One final chart just for interest looks at the top 10 submissions and how they contribute to the total amount of submission victories in the UFC year by year. Here the individual submission statistics are stacked on top of each other so that you can visually see the total amount of submissions as well. Not hugely helpful for spotting trends but it does give some visual context to the volume that can be attributed to the various submissions.

Rare and Unique Submissions

There is a final tier that comprises of all the remaining submissions outside of the top 10 submissions and collectively they make up around 8% of all the submissions used in UFC competition. Within that tier there are submissions like the Neck Crank, The Von Flue Choke (Shoulder Choke) and the North South Choke to name just a few.

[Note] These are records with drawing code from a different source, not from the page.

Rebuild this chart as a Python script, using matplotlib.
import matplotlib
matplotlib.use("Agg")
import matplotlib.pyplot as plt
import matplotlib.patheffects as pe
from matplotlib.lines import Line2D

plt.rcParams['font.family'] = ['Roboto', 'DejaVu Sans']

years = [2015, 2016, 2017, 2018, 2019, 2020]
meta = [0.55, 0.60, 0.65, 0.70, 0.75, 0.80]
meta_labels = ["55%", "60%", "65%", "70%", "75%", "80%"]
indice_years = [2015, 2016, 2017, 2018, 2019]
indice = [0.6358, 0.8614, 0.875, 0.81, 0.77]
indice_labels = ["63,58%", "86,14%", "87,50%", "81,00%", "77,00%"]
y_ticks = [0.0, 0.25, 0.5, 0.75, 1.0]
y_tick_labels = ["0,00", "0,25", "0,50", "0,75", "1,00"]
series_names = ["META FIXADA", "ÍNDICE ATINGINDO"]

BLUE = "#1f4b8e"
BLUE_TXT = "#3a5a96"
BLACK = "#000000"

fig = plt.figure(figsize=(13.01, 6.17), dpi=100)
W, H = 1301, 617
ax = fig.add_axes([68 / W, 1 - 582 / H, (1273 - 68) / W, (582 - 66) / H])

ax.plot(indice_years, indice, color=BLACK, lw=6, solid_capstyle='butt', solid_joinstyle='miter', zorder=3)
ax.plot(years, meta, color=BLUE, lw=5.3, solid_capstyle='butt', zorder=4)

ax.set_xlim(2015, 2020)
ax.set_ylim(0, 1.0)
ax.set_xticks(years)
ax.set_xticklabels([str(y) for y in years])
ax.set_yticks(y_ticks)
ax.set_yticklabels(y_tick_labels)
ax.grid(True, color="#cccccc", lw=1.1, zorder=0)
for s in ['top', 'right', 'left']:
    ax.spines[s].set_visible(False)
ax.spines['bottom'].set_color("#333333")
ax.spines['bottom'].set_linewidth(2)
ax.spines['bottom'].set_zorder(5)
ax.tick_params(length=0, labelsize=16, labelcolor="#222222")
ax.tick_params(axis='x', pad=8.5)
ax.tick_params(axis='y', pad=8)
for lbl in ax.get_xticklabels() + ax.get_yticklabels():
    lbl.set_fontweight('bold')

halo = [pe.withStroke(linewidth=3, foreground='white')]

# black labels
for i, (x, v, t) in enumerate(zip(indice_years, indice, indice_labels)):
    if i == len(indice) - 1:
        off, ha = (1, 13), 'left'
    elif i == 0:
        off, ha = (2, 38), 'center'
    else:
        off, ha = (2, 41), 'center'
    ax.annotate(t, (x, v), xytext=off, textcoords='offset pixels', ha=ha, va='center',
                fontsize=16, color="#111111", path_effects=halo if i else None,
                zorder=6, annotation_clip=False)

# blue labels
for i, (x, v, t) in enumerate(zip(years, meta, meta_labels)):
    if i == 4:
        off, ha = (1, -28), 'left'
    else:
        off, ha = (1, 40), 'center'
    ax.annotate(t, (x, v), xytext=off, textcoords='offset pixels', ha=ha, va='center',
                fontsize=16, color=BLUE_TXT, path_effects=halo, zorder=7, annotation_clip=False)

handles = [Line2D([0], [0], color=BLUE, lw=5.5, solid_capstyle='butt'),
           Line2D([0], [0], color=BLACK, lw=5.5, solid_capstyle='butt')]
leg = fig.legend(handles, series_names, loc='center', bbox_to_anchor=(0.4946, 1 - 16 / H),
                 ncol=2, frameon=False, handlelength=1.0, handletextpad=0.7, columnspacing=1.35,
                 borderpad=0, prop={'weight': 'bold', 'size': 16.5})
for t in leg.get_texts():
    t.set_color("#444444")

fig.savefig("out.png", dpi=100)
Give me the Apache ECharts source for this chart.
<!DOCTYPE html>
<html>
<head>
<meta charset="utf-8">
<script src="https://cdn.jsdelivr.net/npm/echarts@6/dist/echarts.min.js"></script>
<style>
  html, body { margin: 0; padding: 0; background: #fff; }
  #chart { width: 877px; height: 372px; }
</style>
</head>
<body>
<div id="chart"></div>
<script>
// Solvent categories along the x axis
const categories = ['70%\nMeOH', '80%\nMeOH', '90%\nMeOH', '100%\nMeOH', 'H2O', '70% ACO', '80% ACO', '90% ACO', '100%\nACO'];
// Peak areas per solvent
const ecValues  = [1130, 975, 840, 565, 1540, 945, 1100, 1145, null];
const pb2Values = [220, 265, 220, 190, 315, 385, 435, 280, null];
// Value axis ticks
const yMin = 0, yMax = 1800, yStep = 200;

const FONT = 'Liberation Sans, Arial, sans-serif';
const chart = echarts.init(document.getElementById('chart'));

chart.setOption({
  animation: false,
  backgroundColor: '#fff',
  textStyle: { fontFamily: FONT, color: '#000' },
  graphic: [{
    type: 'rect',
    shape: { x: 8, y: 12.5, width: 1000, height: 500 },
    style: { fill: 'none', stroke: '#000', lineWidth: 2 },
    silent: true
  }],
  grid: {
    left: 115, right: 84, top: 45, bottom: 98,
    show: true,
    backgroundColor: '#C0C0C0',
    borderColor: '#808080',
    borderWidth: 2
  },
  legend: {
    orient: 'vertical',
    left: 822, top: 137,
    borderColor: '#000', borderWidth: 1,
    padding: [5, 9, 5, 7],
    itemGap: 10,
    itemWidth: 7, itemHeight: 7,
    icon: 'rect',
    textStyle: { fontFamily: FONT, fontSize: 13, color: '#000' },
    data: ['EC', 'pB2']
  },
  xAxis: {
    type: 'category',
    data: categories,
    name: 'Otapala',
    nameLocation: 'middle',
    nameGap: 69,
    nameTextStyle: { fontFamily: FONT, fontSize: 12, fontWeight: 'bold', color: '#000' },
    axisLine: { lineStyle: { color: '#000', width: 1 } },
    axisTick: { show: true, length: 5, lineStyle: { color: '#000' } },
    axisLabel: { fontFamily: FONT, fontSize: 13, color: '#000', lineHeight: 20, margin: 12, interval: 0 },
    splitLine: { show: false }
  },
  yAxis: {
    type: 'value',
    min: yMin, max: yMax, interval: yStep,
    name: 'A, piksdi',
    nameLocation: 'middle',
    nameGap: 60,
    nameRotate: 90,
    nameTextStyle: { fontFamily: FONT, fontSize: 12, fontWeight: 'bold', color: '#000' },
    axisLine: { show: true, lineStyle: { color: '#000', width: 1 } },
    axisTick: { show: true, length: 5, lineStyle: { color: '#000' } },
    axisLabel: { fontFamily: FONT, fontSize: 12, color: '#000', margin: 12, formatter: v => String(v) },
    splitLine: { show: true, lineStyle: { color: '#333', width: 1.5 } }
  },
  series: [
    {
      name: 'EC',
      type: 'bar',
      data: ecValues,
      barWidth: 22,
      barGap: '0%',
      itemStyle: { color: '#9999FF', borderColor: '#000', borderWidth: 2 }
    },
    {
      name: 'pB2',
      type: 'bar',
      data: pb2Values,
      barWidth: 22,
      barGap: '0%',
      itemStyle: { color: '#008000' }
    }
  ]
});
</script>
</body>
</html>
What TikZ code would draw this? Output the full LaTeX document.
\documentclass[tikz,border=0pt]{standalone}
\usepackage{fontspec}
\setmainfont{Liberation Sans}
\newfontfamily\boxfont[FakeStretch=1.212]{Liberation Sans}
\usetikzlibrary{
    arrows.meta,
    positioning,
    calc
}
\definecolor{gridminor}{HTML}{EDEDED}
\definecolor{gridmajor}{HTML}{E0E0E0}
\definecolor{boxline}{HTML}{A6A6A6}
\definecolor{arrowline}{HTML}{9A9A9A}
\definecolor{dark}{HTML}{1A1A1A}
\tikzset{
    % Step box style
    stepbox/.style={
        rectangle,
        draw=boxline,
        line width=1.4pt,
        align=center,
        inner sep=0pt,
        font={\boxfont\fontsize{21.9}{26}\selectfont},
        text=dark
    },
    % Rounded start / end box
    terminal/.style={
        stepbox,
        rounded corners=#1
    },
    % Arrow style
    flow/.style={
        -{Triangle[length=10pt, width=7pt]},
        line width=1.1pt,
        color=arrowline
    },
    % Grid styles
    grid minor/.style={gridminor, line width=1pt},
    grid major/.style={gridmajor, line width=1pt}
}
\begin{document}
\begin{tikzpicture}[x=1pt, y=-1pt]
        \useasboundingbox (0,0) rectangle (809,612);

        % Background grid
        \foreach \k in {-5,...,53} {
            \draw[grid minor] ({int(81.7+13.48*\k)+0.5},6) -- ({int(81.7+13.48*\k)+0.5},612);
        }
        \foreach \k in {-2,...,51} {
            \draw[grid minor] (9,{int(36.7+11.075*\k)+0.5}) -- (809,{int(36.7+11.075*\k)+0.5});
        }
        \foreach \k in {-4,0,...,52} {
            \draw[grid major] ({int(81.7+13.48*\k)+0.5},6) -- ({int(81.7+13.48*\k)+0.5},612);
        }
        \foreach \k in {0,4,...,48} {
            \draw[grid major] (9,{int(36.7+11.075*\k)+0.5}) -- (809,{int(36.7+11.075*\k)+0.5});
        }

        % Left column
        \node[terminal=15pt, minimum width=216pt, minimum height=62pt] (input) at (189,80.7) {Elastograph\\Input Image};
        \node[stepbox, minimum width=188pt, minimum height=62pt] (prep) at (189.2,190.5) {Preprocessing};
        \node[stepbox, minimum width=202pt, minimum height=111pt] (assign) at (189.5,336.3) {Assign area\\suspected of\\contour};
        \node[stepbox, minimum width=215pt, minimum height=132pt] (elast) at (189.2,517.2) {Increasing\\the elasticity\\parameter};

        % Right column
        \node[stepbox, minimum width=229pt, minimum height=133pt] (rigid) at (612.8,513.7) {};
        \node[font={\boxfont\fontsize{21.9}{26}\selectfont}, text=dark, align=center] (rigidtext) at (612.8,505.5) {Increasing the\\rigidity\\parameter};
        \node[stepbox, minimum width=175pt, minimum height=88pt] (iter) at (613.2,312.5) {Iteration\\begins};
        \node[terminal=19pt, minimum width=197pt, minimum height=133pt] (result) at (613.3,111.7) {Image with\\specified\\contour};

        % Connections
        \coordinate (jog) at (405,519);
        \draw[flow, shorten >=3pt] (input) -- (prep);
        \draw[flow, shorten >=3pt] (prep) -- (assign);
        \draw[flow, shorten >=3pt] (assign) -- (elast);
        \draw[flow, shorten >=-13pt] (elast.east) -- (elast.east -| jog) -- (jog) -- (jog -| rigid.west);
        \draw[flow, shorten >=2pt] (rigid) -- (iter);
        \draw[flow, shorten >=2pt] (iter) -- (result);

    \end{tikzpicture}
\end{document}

There are also a bunch of unique submissions recorded along the way that have only ever been seen once in UFC competition. There are in fact 17 submissions that have only ever been recorded once in UFC competition including Chan Sung Jung getting Eddie Bravo’s famous Twister on Leonard Garcia, Ben Saunders hitting the one and only Omoplata in 2014 and who can forget Mark Kerr’s infamous ‘Chin to eye’ submission of Dan Bobish at UFC 14 in 1997.

Most of them are too statistically insignificant to plot on the various data visualisations but it should be noted that the Neck Crank is starting to become significant in terms of overall numbers and it could easily displace the Knee Bar in the top 10 list within the next couple of years.